In the best case of course you can even get the stuff for free, and while you can buy Paimon & Place 2B’s Red EP in most stores, you can also grab it for a brief feeling of uncertainty when clicking a green button on an utterly Cyrillic website. (In case you can read Russian it’s even free at all.) Either way, what you get is a pre-programmed sonic time machine in the form of five tracks – and quite a ride. The first two tunes go back to the likes of Noisia and Spor around 2007, and I mean this in the best possible sense: Pounding breaks, an agitated bass organism, some melodic ridge walks and tons of stuff going on in the background make Red and especially the fabulous The First two blazing and funky children of a time not only I hold dear. The upcoming Secret Message is a deeper if a trifle muddier affair, and while retaining the groove and a proper sense of engagement and progression, this development does lead the way to the concluding Christy and Heroin and therefore even further back in time than you probably intent to go. Well, time travelling has never been completely free of inconvenience, yet with the EP’s other half more than making up for it I reckon one should really risk the click.
Paimon, Place 2B – Red EP (TAMRECORDS)
In case you’re looking for something a little more heavy and haven’t already, you should also check out Place 2B and Paimon’s other creative output which they present together with Garud under the alias Teddy Killerz. They recently released their EP Machine Room that consists of three dnb tunes and the mad electro house track Drunk Fairy (nominated for best title-song correlation in 2014). On the dnb end we primarily find the immense Machine Room whose half-time part alone is so heavy, I’d never have imagined funk could lift it – let alone make it dance. The following collab with Nphonix, Burning, comes as a mixture of military urge and b-movie suspension before culminating into a rather straightforward bashing experience; the deeper and groovy Z concludes the trio, and our view on this overall pretty wicked affair. Oh, by the way, you could get this one from Bad Taste’s own webshop and even save a little… [At this point I feel the need to emphasize that this is merely meant as a reminder and I am not on their payroll. – S.]

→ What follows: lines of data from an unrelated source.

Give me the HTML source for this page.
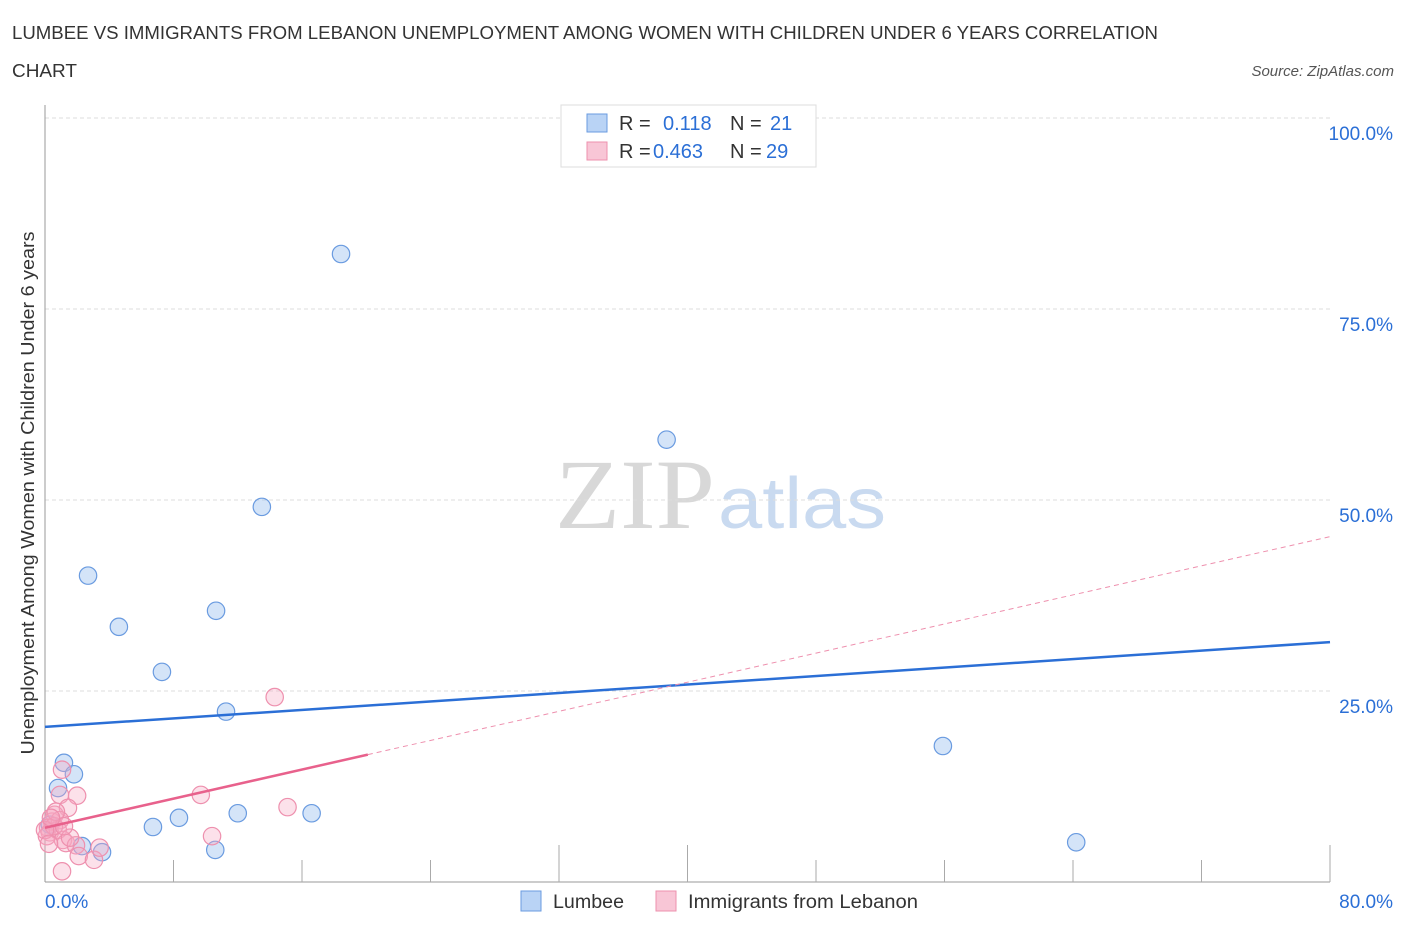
<!DOCTYPE html>
<html><head><meta charset="utf-8"><style>
body{margin:0;background:#fff;}
</style></head><body>
<svg id="c" width="1406" height="930" xmlns="http://www.w3.org/2000/svg" font-family="Liberation Sans, sans-serif">
<text x="12" y="39" font-size="18" fill="#333" textLength="1146" lengthAdjust="spacingAndGlyphs">LUMBEE VS IMMIGRANTS FROM LEBANON UNEMPLOYMENT AMONG WOMEN WITH CHILDREN UNDER 6 YEARS CORRELATION</text>
<text x="12" y="77" font-size="18" fill="#333" textLength="65" lengthAdjust="spacingAndGlyphs">CHART</text>
<text x="1394" y="76" font-size="15" font-style="italic" fill="#555" text-anchor="end">Source: ZipAtlas.com</text>
<text x="555" y="528" font-size="100" style="font-family:'Liberation Serif',serif" fill="#d8d8d8" textLength="160" lengthAdjust="spacingAndGlyphs">ZIP</text>
<text x="718" y="528" font-size="72" fill="#c9daf0" textLength="168" lengthAdjust="spacingAndGlyphs">atlas</text>
<g id="grid"></g>
<g id="axes"></g>
<g id="marks"></g>
<text transform="translate(34,493) rotate(-90)" font-size="18" fill="#333" text-anchor="middle" textLength="523" lengthAdjust="spacingAndGlyphs">Unemployment Among Women with Children Under 6 years</text>
<g>
<rect x="561" y="105" width="255" height="62" fill="#fff" stroke="#ddd"/>
<rect x="587" y="114" width="20" height="18" fill="#b9d3f5" stroke="#6a9be0"/>
<text x="619" y="130" font-size="20" fill="#333">R = </text><text x="663" y="130" font-size="20" fill="#2b6fd6">0.118</text>
<text x="730" y="130" font-size="20" fill="#333">N = </text><text x="770" y="130" font-size="20" fill="#2b6fd6">21</text>
<rect x="587" y="142" width="20" height="18" fill="#f8c6d6" stroke="#ee90ae"/>
<text x="619" y="158" font-size="20" fill="#333">R = </text><text x="653" y="158" font-size="20" fill="#2b6fd6">0.463</text>
<text x="730" y="158" font-size="20" fill="#333">N = </text><text x="766" y="158" font-size="20" fill="#2b6fd6">29</text>
</g>
<g>
<rect x="521" y="891" width="20" height="20" fill="#b9d3f5" stroke="#6a9be0"/>
<text x="553" y="908" font-size="19" fill="#333" textLength="71" lengthAdjust="spacingAndGlyphs">Lumbee</text>
<rect x="656" y="891" width="20" height="20" fill="#f8c6d6" stroke="#ee90ae"/>
<text x="688" y="908" font-size="19" fill="#333" textLength="230" lengthAdjust="spacingAndGlyphs">Immigrants from Lebanon</text>
</g>
</svg>
<script>
const yTicks=[25,50,75,100];
const yTickLabels=["25.0%","50.0%","75.0%","100.0%"];
const lumbeeX=[18.43,38.7,13.5,2.68,10.65,4.6,7.28,11.27,55.9,1.18,1.8,0.81,6.72,8.34,12.0,16.6,64.2,10.6,2.3,3.55,0.3];
const lumbeeY=[82.2,57.9,49.1,40.1,35.5,33.4,27.5,22.3,17.8,15.6,14.1,12.3,7.2,8.4,9.0,9.0,5.2,4.2,4.7,3.9,7.5];
const lebX=[14.3,9.7,15.1,10.4,1.06,0.93,2.0,1.43,0.6,0.44,0.19,0.3,0.12,0.93,0.8,1.12,1.3,1.93,2.1,3.05,3.4,1.06,0.56,0.0,1.56,0.68,1.18,0.37,0.25];
const lebY=[24.2,11.4,9.8,6.0,14.7,11.4,11.3,9.7,8.8,7.9,7.1,6.5,6.0,8.1,6.8,5.5,5.1,4.8,3.4,2.9,4.5,1.4,7.3,6.8,5.8,9.2,7.3,8.4,5.0];
const lumbeeTrend=[20.3,31.4];
const lebTrend=[7.1,45.2];
const lebSolidEnd=20.1;
const NS="http://www.w3.org/2000/svg";
const sx=v=>45+v/80*1285, sy=v=>882-v/100*764;
function mk(t,a,p){const e=document.createElementNS(NS,t);for(const k in a)e.setAttribute(k,a[k]);p.appendChild(e);return e;}
const grid=document.getElementById('grid'),axes=document.getElementById('axes'),marks=document.getElementById('marks');
yTicks.forEach((v,i)=>{
 const l=mk('line',{x1:45,x2:1330,y1:sy(v),y2:sy(v),stroke:'#ddd','stroke-dasharray':'4,3'},grid);
 
 
 const t=mk('text',{x:1393,y:sy(v)+22,'font-size':19,fill:'#2b6fd6','text-anchor':'end'},grid);
 t.textContent=yTickLabels[i];
 
 
});
const ax=mk('line',{x1:45,x2:45,y1:105,y2:882,stroke:'#999'},axes);


const bx=mk('line',{x1:45,x2:1330,y1:882,y2:882,stroke:'#999'},axes);


for(let i=1;i<=10;i++){const x=sx(i*8);const h=(i==4||i==5||i==10)?37:22;
 const tk=mk('line',{x1:x,x2:x,y1:882-h,y2:882,stroke:'#aaa'},axes);
 
 }
const x0=mk('text',{x:45,y:908,'font-size':19,fill:'#2b6fd6'},axes);x0.textContent='0.0%';


const x1=mk('text',{x:1393,y:908,'font-size':19,fill:'#2b6fd6','text-anchor':'end'},axes);x1.textContent='80.0%';


lumbeeX.forEach((v,i)=>{const c=mk('circle',{cx:sx(v),cy:sy(lumbeeY[i]),r:8.7,fill:'rgba(160,195,240,0.45)',stroke:'#6a9be0','stroke-width':1.2},marks);
 
 });
lebX.forEach((v,i)=>{const c=mk('circle',{cx:sx(v),cy:sy(lebY[i]),r:8.7,fill:'rgba(245,170,195,0.35)',stroke:'#ee90ae','stroke-width':1.2},marks);
 
 });
const lt=mk('line',{x1:sx(0),y1:sy(lumbeeTrend[0]),x2:sx(80),y2:sy(lumbeeTrend[1]),stroke:'#2b6fd6','stroke-width':2.5},marks);


const ly=v=>lebTrend[0]+(lebTrend[1]-lebTrend[0])*v/80;
const pd=mk('line',{x1:sx(lebSolidEnd),y1:sy(ly(lebSolidEnd)),x2:sx(80),y2:sy(lebTrend[1]),stroke:'#ee90ae','stroke-width':1,'stroke-dasharray':'5,4'},marks);


const ps=mk('line',{x1:sx(0),y1:sy(lebTrend[0]),x2:sx(lebSolidEnd),y2:sy(ly(lebSolidEnd)),stroke:'#e8618c','stroke-width':2.5},marks);


</script>
</body></html>
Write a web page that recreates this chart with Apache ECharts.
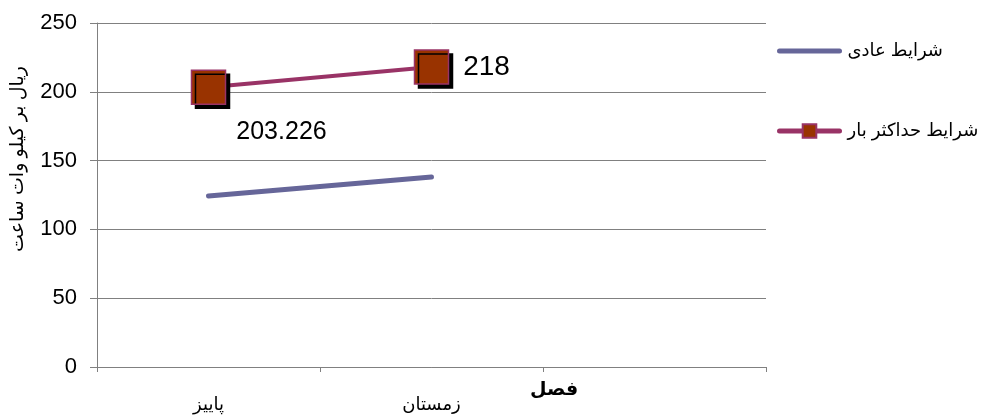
<!DOCTYPE html>
<html><head><meta charset="utf-8">
<script src="https://cdn.jsdelivr.net/npm/echarts@6/dist/echarts.min.js"></script>
<style>html,body{margin:0;padding:0;background:#fff}#c{width:990px;height:418px}</style>
</head><body><div id="c"></div>
<script>
var categories = ['پاییز', 'زمستان', ''];
var normalValues = [124.3, 138.1];
var peakValues = [203.226, 218];
var yTicks = {min: 0, max: 250, interval: 50};
var seriesNames = ['شرایط عادی', 'شرایط حداکثر بار'];
var yTitle = 'ریال بر کیلو وات ساعت';
var xTitle = 'فصل';

var font = 'Arial, "Liberation Sans", "DejaVu Sans", sans-serif';
var chart = echarts.init(document.getElementById('c'));
var peakLabelOffsets = [[73, 45], [55, 0]];
var peakLabelSizes = [25, 28];
chart.setOption({
  animation: false,
  grid: {left: 97, right: 224, top: 23, bottom: 51},
  legend: {
    orient: 'vertical', left: 772, top: 37, itemGap: 62,
    itemWidth: 60, itemHeight: 17,
    textStyle: {fontSize: 18, color: '#000', fontFamily: font, padding: [0, 0, 0, 3]},
    data: [
      {name: seriesNames[0], itemStyle: {opacity: 0}, lineStyle: {width: 5, cap: 'round', color: '#666699'}},
      {name: seriesNames[1], lineStyle: {width: 5, cap: 'round', color: '#993366'}}
    ]
  },
  xAxis: {
    type: 'category', data: categories, boundaryGap: true,
    axisLine: {lineStyle: {color: '#808080', width: 1}},
    axisTick: {show: true, length: 5, lineStyle: {color: '#808080'}},
    axisLabel: {fontSize: 18, color: '#000', margin: 29, fontFamily: font}
  },
  yAxis: {
    type: 'value', min: yTicks.min, max: yTicks.max, interval: yTicks.interval,
    axisLine: {show: true, lineStyle: {color: '#808080', width: 1}},
    axisTick: {show: true, length: 7, lineStyle: {color: '#808080'}},
    splitLine: {lineStyle: {color: '#808080', width: 1}},
    axisLabel: {fontSize: 22, color: '#000', margin: 20, fontFamily: font}
  },
  graphic: [
    {type: 'text', left: 530, top: 380, style: {text: xTitle, fill: '#000', font: 'bold 19px ' + font}},
    {type: 'text', x: 8, y: 252, rotation: Math.PI / 2, style: {text: yTitle, fill: '#000', font: '19px ' + font, textAlign: 'left', textVerticalAlign: 'top'}}
  ],
  series: [
    {
      name: seriesNames[0], type: 'line', data: normalValues,
      symbol: 'none', lineStyle: {color: '#666699', width: 5, cap: 'round'},
      itemStyle: {color: '#666699'}
    },
    {
      name: seriesNames[1], type: 'line',
      data: peakValues.map(function (v, i) {
        return {value: v, label: {offset: peakLabelOffsets[i], fontSize: peakLabelSizes[i]}};
      }),
      symbol: 'rect', symbolSize: 34,
      lineStyle: {color: '#993366', width: 4},
      itemStyle: {color: '#993300', borderColor: '#993366', borderWidth: 1.5,
        shadowColor: '#000', shadowBlur: 0, shadowOffsetX: 4, shadowOffsetY: 4},
      label: {show: true, position: 'inside', fontSize: 25, color: '#000', fontFamily: font,
        formatter: function (p) { return String(p.value); }}
    }
  ]
});
</script></body></html>
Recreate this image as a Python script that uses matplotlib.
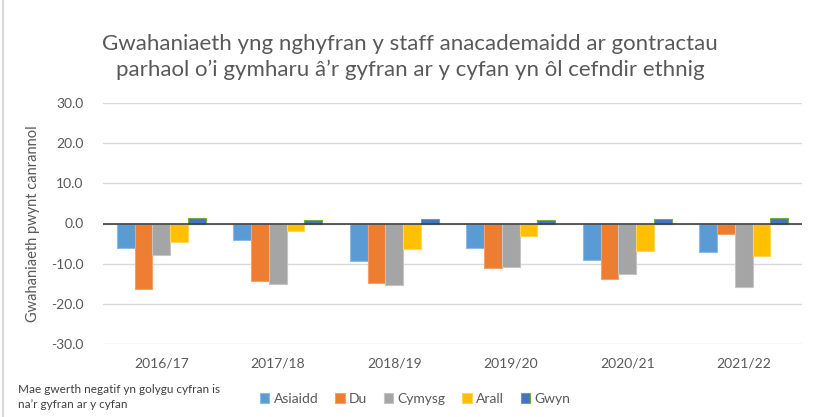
import matplotlib
matplotlib.use("Agg")
import matplotlib.pyplot as plt
import numpy as np

plt.rcParams['font.family'] = ['Lato', 'DejaVu Sans']

years = ["2016/17", "2017/18", "2018/19", "2019/20", "2020/21", "2021/22"]
series_names = ["Asiaidd", "Du", "Cymysg", "Arall", "Gwyn"]
asiaidd = [-6.2, -4.2, -9.3, -6.2, -9.2, -7.0]
du = [-16.4, -14.2, -14.8, -11.1, -13.9, -2.6]
cymysg = [-7.9, -15.1, -15.2, -10.9, -12.6, -15.7]
arall = [-4.5, -1.9, -6.4, -3.2, -6.9, -8.1]
gwyn = [1.35, 0.75, 1.1, 0.75, 1.0, 1.35]
values = [asiaidd, du, cymysg, arall, gwyn]
yticks = [30, 20, 10, 0, -10, -20, -30]

colors = ["#5B9BD5", "#ED7D31", "#A5A5A5", "#FFC000", "#4472C4"]
edges = ["#8DB9E3", "#F2A06E", "#C4C4C4", "#FFD35C", "#70AD47"]

fig = plt.figure(figsize=(8.15, 4.17), dpi=100)
ax = fig.add_axes([103/815, 1 - 344/417, (802-103)/815, (344-103)/417])

x = np.arange(len(years))
bw = 0.153
for i, (name, vals) in enumerate(zip(series_names, values)):
    ax.bar(x + (i - 2) * bw, vals, width=bw, color=colors[i], edgecolor=edges[i],
           linewidth=0.8, label=name, zorder=3)

ax.set_xlim(-0.5, len(years) - 0.5)
ax.set_ylim(-30, 30)
ax.set_yticks(yticks)
ax.set_yticklabels([f"{v:.1f}" for v in yticks])
ax.set_xticks(x)
ax.set_xticklabels(years)
ax.tick_params(axis='both', length=0, labelsize=10, colors="#595959")
ax.tick_params(axis='x', pad=10)
ax.tick_params(axis='y', pad=14)
ax.grid(axis='y', color="#D9D9D9", linewidth=1, zorder=0)
for s in ax.spines.values():
    s.set_visible(False)
ax.axhline(0, color="#404040", linewidth=1.2, zorder=4)

ax.set_ylabel("Gwahaniaeth pwynt canrannol", fontsize=10.5, color="#595959", labelpad=8)

fig.text(410/815, 1 - 57/417,
         "Gwahaniaeth yng nghyfran y staff anacademaidd ar gontractau\nparhaol o\u2019i gymharu \u00e2\u2019r gyfran ar y cyfan yn \u00f4l cefndir ethnig",
         ha='center', va='center', fontsize=16, color="#595959", linespacing=1.3)

fig.text(18/815, 1 - 397/417, "Mae gwerth negatif yn golygu cyfran is\nna\u2019r gyfran ar y cyfan",
         ha='left', va='center', fontsize=8.5, color="#404040", linespacing=1.4)

leg = fig.legend(loc='center', bbox_to_anchor=(415/815, 1 - 399/417), ncol=5, frameon=False,
                 fontsize=10, handlelength=0.7, handleheight=0.7, handletextpad=0.3,
                 columnspacing=1.2, labelcolor="#595959")

fig.add_artist(plt.Line2D([3/815, 3/815], [0, 1], color="#D9D9D9", linewidth=1.5))

fig.savefig("out.png", dpi=100, facecolor="white")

Teddy Killerz – Machine Room Level One (Bad Taste Recordings)
Finally we have the two track Torch EP from Disturbed, featuring fine neurofunk from Trilo and Computerartist. Trilo’s Vexation delights with its drive (though it might have gained from another layer of something happening), yet it is Computerartist’s flip Torch why anyone in favour of honest drums and rockier riffs should really consider this slim EP. The one or other Virus classic might come to mind as the gritty eight note salvos of gnarly bass slowly start tearing through the aether, and while layer upon layer of pressure and energy stratifies and ever-thickens the dense and enthralling motion of sound, you suddenly realize you’re way too inside this relentless machinery of twostep and trance (-in the bodily sense, not necessarily the musical). My advice? Get this tune, it will want to make you go on forever.